For Denk, it helps to think in literary terms. “I’m afraid this is going to sound a little pretentious, but late Fauré reminds me of Henry James,” he said. “It’s an incredibly subtle, sophisticated musical language. It’s full of implications, ellipses, and extensions. But like in Henry James, underneath all that is tremendous desire.
“In the middle of a Henry James sentence, you might get lost and forget what the verb and subject were,” the pianist noted. “That’s a little bit true of Fauré. But behind Henry James is this tremendous syntactical command. He’s playing with you — making you wait for the clarification. I think Fauré likes to do that, too. He writes a really good epiphany.”

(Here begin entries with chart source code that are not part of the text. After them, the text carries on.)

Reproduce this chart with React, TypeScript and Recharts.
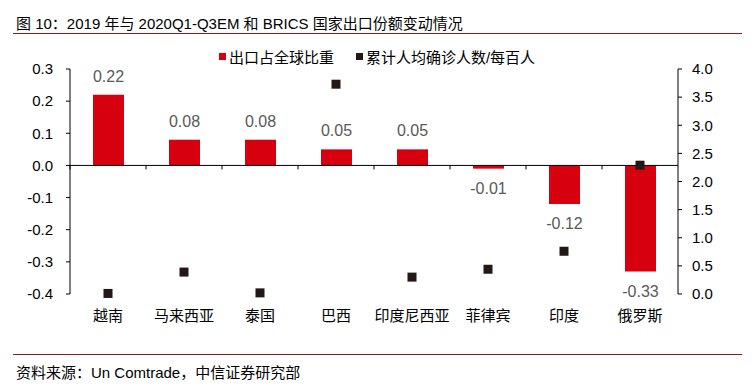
import React from "react";
import { Bar, ComposedChart, LabelList, ReferenceLine, Scatter, XAxis, YAxis } from "recharts";

const countries = ["越南", "马来西亚", "泰国", "巴西", "印度尼西亚", "菲律宾", "印度", "俄罗斯"];
const exportShare = [0.22, 0.08, 0.08, 0.05, 0.05, -0.01, -0.12, -0.33];
const casesPer100 = [0.01, 0.39, 0.02, 3.73, 0.3, 0.44, 0.76, 2.29];
const leftTicks = [-0.4, -0.3, -0.2, -0.1, 0, 0.1, 0.2, 0.3];
const rightTicks = [0, 0.5, 1, 1.5, 2, 2.5, 3, 3.5, 4];

const data = countries.map((name, i) => ({ name, share: exportShare[i], cases: casesPer100[i] }));

const FONT = "'Liberation Sans', Arial, 'Noto Sans CJK SC', sans-serif";
const RED = "#d7000f";
const DARK = "#231815";

const BarLabel = (props: any) => {
    const { x, y, width, height, value } = props;
    const top = Math.min(y, y + height);
    const bottom = Math.max(y, y + height);
    const cx = x + width / 2;
    const ty = value >= 0 ? top - 13 : bottom + 25;
    return (
        <text x={cx} y={ty} textAnchor="middle" fill="#595959" fontSize={16} fontFamily={FONT}>
            {Number(value).toFixed(2)}
        </text>
    );
};

const Square = (props: any) => {
    const { cx, cy } = props;
    return <rect x={cx - 4.5} y={cy - 4.5} width={9} height={9} fill={DARK} />;
};

// zero line with little marks between the categories
const ZeroLine = (props: any) => {
    const { x1, x2, y1 } = props;
    const step = (x2 - x1) / countries.length;
    return (
        <g>
            <line x1={x1} x2={x2} y1={y1} y2={y1} stroke="#000" strokeWidth={1} />
            {countries.map((_, i) => (
                <line key={i} x1={x1 + step * i} x2={x1 + step * i} y1={y1} y2={y1 + 4} stroke="#000" />
            ))}
        </g>
    );
};

export default function App() {
    return (
        <div style={{ position: "absolute", left: 0, top: 0, width: 754, height: 388, background: "#fff", fontFamily: FONT }}>
            <div style={{ position: "absolute", left: 16, top: 12, fontSize: 15, color: "#000", whiteSpace: "nowrap" }}>
                图 10：2019 年与 2020Q1-Q3EM 和 BRICS 国家出口份额变动情况
            </div>
            <div style={{ position: "absolute", left: 13, top: 33, width: 729, height: 1, background: "#8b1a1a" }} />

            <div
                style={{
                    position: "absolute", left: 0, top: 46, width: 754, display: "flex",
                    justifyContent: "center", fontSize: 15, color: "#000",
                }}
            >
                <span style={{ display: "flex", alignItems: "center", marginRight: 22 }}>
                    <span style={{ width: 7, height: 7, background: RED, marginRight: 3 }} />
                    出口占全球比重
                </span>
                <span style={{ display: "flex", alignItems: "center" }}>
                    <span style={{ width: 7, height: 7, background: DARK, marginRight: 3 }} />
                    累计人均确诊人数/每百人
                </span>
            </div>

            <ComposedChart
                width={754}
                height={340}
                data={data}
                margin={{ top: 69, right: 16, bottom: 16, left: 10 }}
                style={{ position: "absolute", left: 0, top: 0 }}
            >
                <XAxis
                    dataKey="name"
                    axisLine={false}
                    tickLine={false}
                    tickSize={0}
                    tickMargin={16}
                    height={30}
                    interval={0}
                    tick={{ fill: "#000", fontSize: 15, fontFamily: FONT }}
                />
                <YAxis
                    yAxisId="left"
                    domain={[-0.4, 0.3]}
                    ticks={leftTicks}
                    tickFormatter={(v) => Number(v).toFixed(1)}
                    width={60}
                    tickSize={4}
                    tickMargin={13}
                    stroke="#000"
                    tick={{ fill: "#000", fontSize: 15, fontFamily: FONT }}
                    allowDataOverflow
                />
                <YAxis
                    yAxisId="right"
                    orientation="right"
                    domain={[0, 4]}
                    ticks={rightTicks}
                    tickFormatter={(v) => Number(v).toFixed(1)}
                    width={60}
                    tickSize={4}
                    tickMargin={10}
                    stroke="#000"
                    tick={{ fill: "#000", fontSize: 15, fontFamily: FONT }}
                />
                <ReferenceLine yAxisId="left" y={0} shape={ZeroLine} />
                <Bar yAxisId="left" dataKey="share" fill={RED} barSize={31} isAnimationActive={false}>
                    <LabelList dataKey="share" content={BarLabel} />
                </Bar>
                <Scatter yAxisId="right" dataKey="cases" fill={DARK} shape={Square} isAnimationActive={false} />
            </ComposedChart>

            <div style={{ position: "absolute", left: 13, top: 354, width: 729, height: 1, background: "#8b1a1a" }} />
            <div style={{ position: "absolute", left: 16, top: 361, fontSize: 15, color: "#000", whiteSpace: "nowrap" }}>
                资料来源：Un Comtrade，中信证券研究部
            </div>
        </div>
    );
}
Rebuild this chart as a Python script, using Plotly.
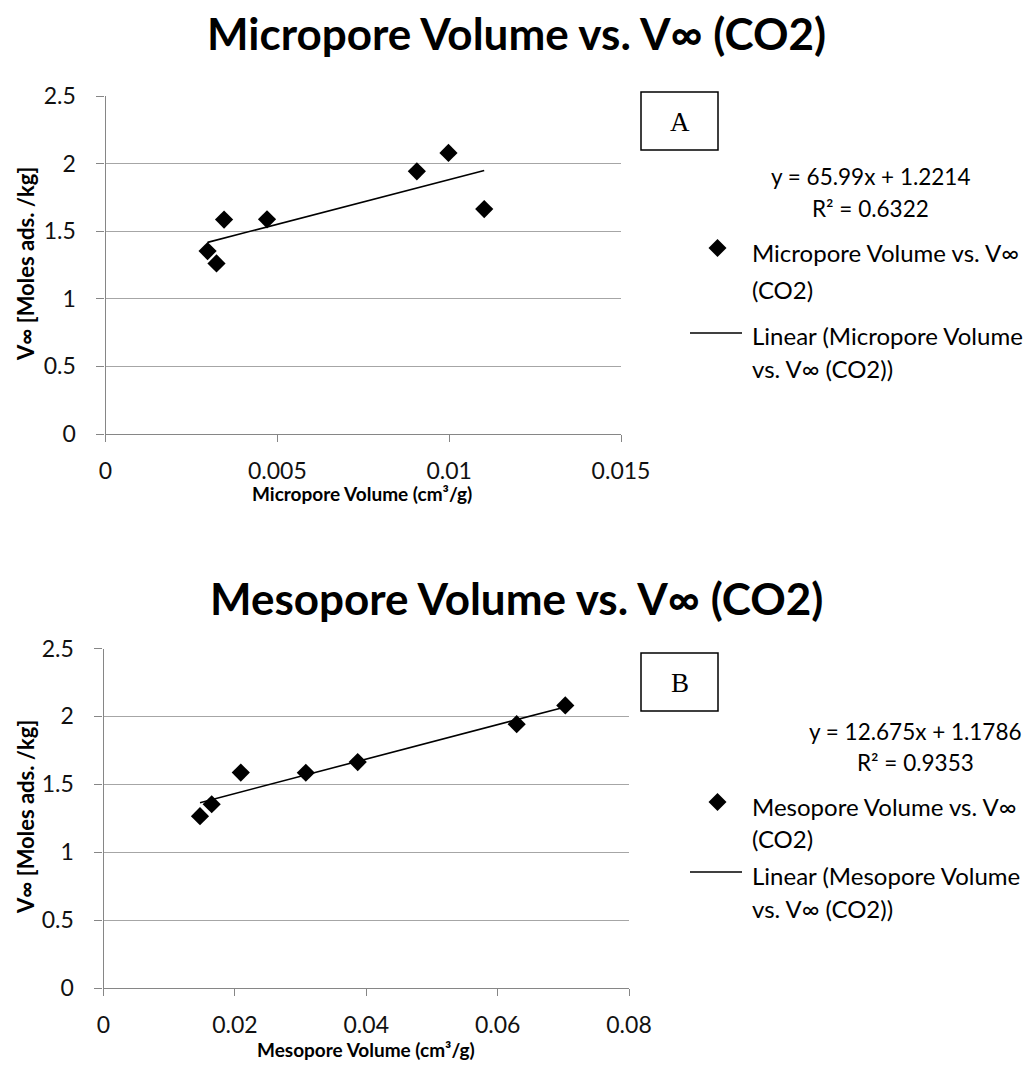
import plotly.graph_objects as go

# Panel A: micropore volume against V-infinity (CO2)
micro_x = [0.00297, 0.00323, 0.00345, 0.00470, 0.00906, 0.00998, 0.01102]
micro_y = [1.353, 1.262, 1.586, 1.588, 1.943, 2.079, 1.664]
micro_slope, micro_intercept, micro_r2 = 65.99, 1.2214, 0.6322

# Panel B: mesopore volume against V-infinity (CO2)
meso_x = [0.01469, 0.01647, 0.0209, 0.0308, 0.0387, 0.0629, 0.0703]
meso_y = [1.265, 1.353, 1.586, 1.585, 1.664, 1.943, 2.081]
meso_slope, meso_intercept, meso_r2 = 12.675, 1.1786, 0.9353

y_ticks = [0, 0.5, 1, 1.5, 2, 2.5]
y_tick_text = ["0", "0.5", "1", "1.5", "2", "2.5"]
micro_x_ticks = [0, 0.005, 0.01, 0.015]
micro_x_text = ["0", "0.005", "0.01", "0.015"]
meso_x_ticks = [0, 0.02, 0.04, 0.06, 0.08]
meso_x_text = ["0", "0.02", "0.04", "0.06", "0.08"]

# figure kept 16px smaller than the 1032x1078 window so the page never overflows
W, H = 1024, 1062
FONT = "Lato"


def px(x):
    """pixel x -> paper fraction"""
    return x / W


def py(y):
    """pixel y (from top) -> paper fraction"""
    return 1 - y / H


def trend(xs, m, b):
    lo, hi = min(xs), max(xs)
    return [lo, hi], [m * lo + b, m * hi + b]


fig = go.Figure()

panels = [
    dict(x=micro_x, y=micro_y, m=micro_slope, b=micro_intercept, r2=micro_r2,
         xa="x", ya="y", name="Micropore Volume vs. V\u221e (CO2)"),
    dict(x=meso_x, y=meso_y, m=meso_slope, b=meso_intercept, r2=meso_r2,
         xa="x2", ya="y2", name="Mesopore Volume vs. V\u221e (CO2)"),
]

for p in panels:
    tx, ty = trend(p["x"], p["m"], p["b"])
    fig.add_trace(go.Scatter(x=tx, y=ty, mode="lines", xaxis=p["xa"], yaxis=p["ya"],
                             line=dict(color="black", width=1.6),
                             name="Linear (" + p["name"] + ")", showlegend=False,
                             hoverinfo="skip"))
    fig.add_trace(go.Scatter(x=p["x"], y=p["y"], mode="markers", xaxis=p["xa"], yaxis=p["ya"],
                             marker=dict(symbol="diamond", size=14, color="black",
                                         line=dict(width=0)),
                             name=p["name"], showlegend=False))

tick_font = dict(family=FONT, size=23, color="#111111")
x_common = dict(showline=True, linecolor="#868686", linewidth=1.3,
                ticks="outside", ticklen=7, tickcolor="#868686", tickwidth=1.3,
                tickfont=tick_font, ticklabelstandoff=9, zeroline=False,
                fixedrange=True, showgrid=False)
y_common = dict(showline=True, linecolor="#868686", linewidth=1.3,
                ticks="outside", ticklen=8, tickcolor="#868686", tickwidth=1.3,
                tickfont=tick_font, ticklabelstandoff=16, zeroline=False,
                fixedrange=True, showgrid=True, gridcolor="#a6a6a6", gridwidth=1.3,
                range=[0, 2.5], tickvals=y_ticks, ticktext=y_tick_text)

fig.update_layout(
    width=W, height=H, margin=dict(l=0, r=0, t=0, b=0, autoexpand=False),
    paper_bgcolor="white", plot_bgcolor="white", showlegend=False,
    xaxis=dict(domain=[px(105.5), px(621)], range=[0, 0.015], tickvals=micro_x_ticks,
               ticktext=micro_x_text, anchor="y", **x_common),
    yaxis=dict(domain=[py(434), py(96)], anchor="x", **y_common),
    xaxis2=dict(domain=[px(103.5), px(629)], range=[0, 0.08], tickvals=meso_x_ticks,
                ticktext=meso_x_text, anchor="y2", **x_common),
    yaxis2=dict(domain=[py(988), py(648.5)], anchor="x2", **y_common),
)

ann = []
shapes = []


def text(x, y, s, size, bold=False, xanchor="center", angle=0, family=FONT):
    if bold:
        s = "<b>" + s + "</b>"
    ann.append(dict(x=px(x), y=py(y), xref="paper", yref="paper", text=s,
                    showarrow=False, xanchor=xanchor, yanchor="middle", textangle=angle,
                    font=dict(family=family, size=size, color="black")))


layout_px = [
    dict(title="Micropore Volume vs. V\u221e (CO2)", ty=33, xt="Micropore Volume (cm\u00b3/g)",
         xtx=362, xty=494, yty=264, box=92, letter="A", eqx=870, eqy=177,
         leg=[252, 289, 336, 369], p=panels[0]),
    dict(title="Mesopore Volume vs. V\u221e (CO2)", ty=598, xt="Mesopore Volume (cm\u00b3/g)",
         xtx=366, xty=1049, yty=817, box=653, letter="B", eqx=915, eqy=731,
         leg=[806, 838, 875, 908], p=panels[1]),
]

for L in layout_px:
    p = L["p"]
    text(516, L["ty"], L["title"], 44, bold=True)
    text(L["xtx"], L["xty"], L["xt"], 19, bold=True)
    text(25, L["yty"], "V\u221e [Moles ads. /kg]", 22, bold=True, angle=-90)
    # boxed panel letter
    shapes.append(dict(type="rect", xref="paper", yref="paper",
                       x0=px(641), x1=px(718), y0=py(L["box"] + 58), y1=py(L["box"]),
                       line=dict(color="black", width=1.5), fillcolor="white"))
    text(679.5, L["box"] + 30, L["letter"], 27, family="Liberation Serif")
    # trendline equation and R²
    text(L["eqx"], L["eqy"], f"y = {p['m']}x + {p['b']}", 22.5)
    text(L["eqx"], L["eqy"] + 31, f"R\u00b2 = {p['r2']}", 22.5)
    # legend: marker entry and trendline entry
    l1, l2, l3, l4 = L["leg"]
    cx, cy, r = 717.5, l1 - 4, 9
    shapes.append(dict(type="path", xref="paper", yref="paper",
                       path=f"M {px(cx - r)} {py(cy)} L {px(cx)} {py(cy - r)} "
                            f"L {px(cx + r)} {py(cy)} L {px(cx)} {py(cy + r)} Z",
                       fillcolor="black", line=dict(width=0)))
    name = p["name"]
    head, tail = name.rsplit(" ", 1)
    text(750, l1, head, 24, xanchor="left")
    text(750, l2, tail, 24, xanchor="left")
    shapes.append(dict(type="line", xref="paper", yref="paper",
                       x0=px(690), x1=px(742), y0=py(l3 - 3), y1=py(l3 - 3),
                       line=dict(color="black", width=1.6)))
    lin = "Linear (" + name + ")"
    split_at = lin.index(" vs.")
    text(750, l3, lin[:split_at], 24, xanchor="left")
    text(750, l4, lin[split_at + 1:], 24, xanchor="left")

fig.update_layout(annotations=ann, shapes=shapes)
fig.write_html("out.html")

Denk called Isserlis the driving force behind this project. “Steven is one of the great Fauré interpreters,” the pianist said. “I wanted to work on this music with him — to tap into his lifetime of experience playing it and distilling the simplicity out of it. He knows how to clear away the weeds and find the spine.”
Isserlis agreed he was the project’s instigator but added it has been “enthusiastically seconded by Josh and Jeremy.” At this point, he insisted, “we’re all Fauré fanatics!”